You can build a very simple database by creating records and storing them sequentially in a large file. The problem, of course, is that it is difficult to find your records quickly. Typically, the solution to this is to build an index. An index is a file which is sorted by whatever value you are indexing. In theory an index could duplicate all the values in a file, sorting them in the particular way desired (e.g. by name or by date). This would be tremendously wasteful, as you wouldn't want all that data duplicated for every index. Thus, an index is typically implemented as a file containing a single table with two fields, the first field is the sorted value (for example, the name), and the second field is an offset into the data file, pointing at the complete record.

For example, suppose you are building a database of video tapes for the VideoMagix system. You might have a data file with one record for each video tape, and you might have an index file which lists the titles alphabetically. Note, the index file does not duplicate the entire data record, it contains only the sorted field (title) and the location of the corresponding record in the data file. Thus, from the title, you can find the entire data record in the data file.

Your data file would consist of a set of fixed-length records. Each video tape record might include entries for the title, the actors, the release date and whether or not it is available. Each record would begin at an offset, which is a multiple of the size of the record. Thus, if the record were 100 bytes, the fifth record would begin at offset 400. The nth record would begin at an offset of (n-1)*100. Your index file might consist of much smaller data structures, holding nothing more than the title and the offset into the data file. You might have another index file that listed the release dates, the title and the offset, so that you could quickly find all new movies or all vintage flicks.

The index file allows you to sort your main data on many different fields, without having to duplicate all the information. For example, by using these indexes, it is as if you had sorted the entire data set both by title and by release date. When the customer chooses a title (e.g. "Ghandi"), the system can quickly locate it in the index and find the offset into the data file (600). It can then jump to that offset and find the data record.

This is fast because of two underlying technologies: binary searches and seeking.

Binary Searches

In a binary search, you look halfway into the file and decide if your target data is before or after your current record. For example, if your target is "Ghandi" and you search the index sorted by names, half way in will bring you to "English Pt". You know that "Ghandi" is after this record, so you search half way through the remaining records, which brings you to "Gone Wind". "Ghandi" is before this, so you then search half way through the remaining records.
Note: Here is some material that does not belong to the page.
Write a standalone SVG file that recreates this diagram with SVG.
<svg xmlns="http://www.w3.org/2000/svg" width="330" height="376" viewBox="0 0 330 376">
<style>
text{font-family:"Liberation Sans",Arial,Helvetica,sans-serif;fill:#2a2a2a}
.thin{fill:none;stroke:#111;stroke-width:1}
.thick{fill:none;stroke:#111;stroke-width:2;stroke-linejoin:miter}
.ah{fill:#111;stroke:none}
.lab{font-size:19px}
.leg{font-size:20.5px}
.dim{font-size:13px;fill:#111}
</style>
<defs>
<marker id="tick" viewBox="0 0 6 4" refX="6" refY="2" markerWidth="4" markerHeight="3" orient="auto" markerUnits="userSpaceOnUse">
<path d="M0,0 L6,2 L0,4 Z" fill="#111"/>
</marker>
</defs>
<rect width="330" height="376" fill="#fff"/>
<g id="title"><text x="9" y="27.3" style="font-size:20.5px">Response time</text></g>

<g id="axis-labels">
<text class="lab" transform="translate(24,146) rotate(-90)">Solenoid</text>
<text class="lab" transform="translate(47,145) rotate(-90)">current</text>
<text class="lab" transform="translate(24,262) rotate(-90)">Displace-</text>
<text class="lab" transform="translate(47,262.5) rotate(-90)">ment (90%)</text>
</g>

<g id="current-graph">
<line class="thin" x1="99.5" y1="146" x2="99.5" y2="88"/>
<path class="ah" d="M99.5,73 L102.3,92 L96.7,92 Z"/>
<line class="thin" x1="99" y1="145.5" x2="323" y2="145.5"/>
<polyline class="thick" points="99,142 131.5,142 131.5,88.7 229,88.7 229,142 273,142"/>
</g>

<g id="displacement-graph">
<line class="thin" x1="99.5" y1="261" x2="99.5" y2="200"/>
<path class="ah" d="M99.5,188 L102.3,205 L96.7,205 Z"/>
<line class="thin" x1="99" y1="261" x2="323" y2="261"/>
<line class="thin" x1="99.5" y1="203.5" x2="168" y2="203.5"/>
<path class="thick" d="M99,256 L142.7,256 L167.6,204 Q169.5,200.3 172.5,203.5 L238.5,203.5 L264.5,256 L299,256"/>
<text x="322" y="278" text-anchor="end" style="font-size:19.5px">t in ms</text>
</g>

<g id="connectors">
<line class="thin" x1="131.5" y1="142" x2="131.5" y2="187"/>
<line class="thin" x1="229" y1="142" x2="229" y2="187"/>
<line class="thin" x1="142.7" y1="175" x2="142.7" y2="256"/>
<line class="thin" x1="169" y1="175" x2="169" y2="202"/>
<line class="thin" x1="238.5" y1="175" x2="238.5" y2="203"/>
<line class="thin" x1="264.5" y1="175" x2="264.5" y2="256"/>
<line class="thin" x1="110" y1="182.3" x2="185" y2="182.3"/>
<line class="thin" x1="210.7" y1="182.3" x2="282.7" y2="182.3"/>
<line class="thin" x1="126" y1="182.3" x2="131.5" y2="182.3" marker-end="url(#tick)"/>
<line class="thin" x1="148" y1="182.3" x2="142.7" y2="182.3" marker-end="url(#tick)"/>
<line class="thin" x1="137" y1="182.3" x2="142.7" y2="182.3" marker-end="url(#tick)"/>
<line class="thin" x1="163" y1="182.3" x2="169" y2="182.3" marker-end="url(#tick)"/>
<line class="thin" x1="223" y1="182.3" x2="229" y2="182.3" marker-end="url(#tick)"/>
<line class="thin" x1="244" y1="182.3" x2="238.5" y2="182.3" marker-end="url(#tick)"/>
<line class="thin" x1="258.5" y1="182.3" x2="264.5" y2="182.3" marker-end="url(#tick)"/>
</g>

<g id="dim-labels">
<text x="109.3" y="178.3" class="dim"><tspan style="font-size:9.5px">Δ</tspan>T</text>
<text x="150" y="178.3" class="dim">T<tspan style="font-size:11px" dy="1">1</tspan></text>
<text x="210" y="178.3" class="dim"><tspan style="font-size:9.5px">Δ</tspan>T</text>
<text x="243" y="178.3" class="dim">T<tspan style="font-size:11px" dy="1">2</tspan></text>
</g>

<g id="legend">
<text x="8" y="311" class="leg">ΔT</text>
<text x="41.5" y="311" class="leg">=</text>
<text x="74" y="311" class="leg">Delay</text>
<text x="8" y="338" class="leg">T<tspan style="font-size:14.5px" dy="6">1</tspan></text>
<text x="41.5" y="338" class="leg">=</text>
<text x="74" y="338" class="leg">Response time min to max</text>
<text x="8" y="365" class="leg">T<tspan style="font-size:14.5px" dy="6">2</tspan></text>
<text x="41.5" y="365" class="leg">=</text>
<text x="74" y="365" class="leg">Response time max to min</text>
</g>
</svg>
The advantage of a binary search is that when your files grow, the number of searches you need to conduct grows far more slowly. For a file containing n records, you need, on average, to search only log₂(n) records. If, on the other hand, you were to look at every record in the original database you'd have to examine an average of n/2 records.

With a database of 65 536 records, brute force searching would average 32 768 searches, but a binary search would average 16 searches — a significant performance enhancement! In addition, the 32 thousand searches must each read in the entire data block while the 16 searches may read in the much smaller index records. There is simply no comparison in performance.

Seeking

Once you know the offset of the record you require, you can seek directly to the record and read it into memory as a block. This is a very fast operation.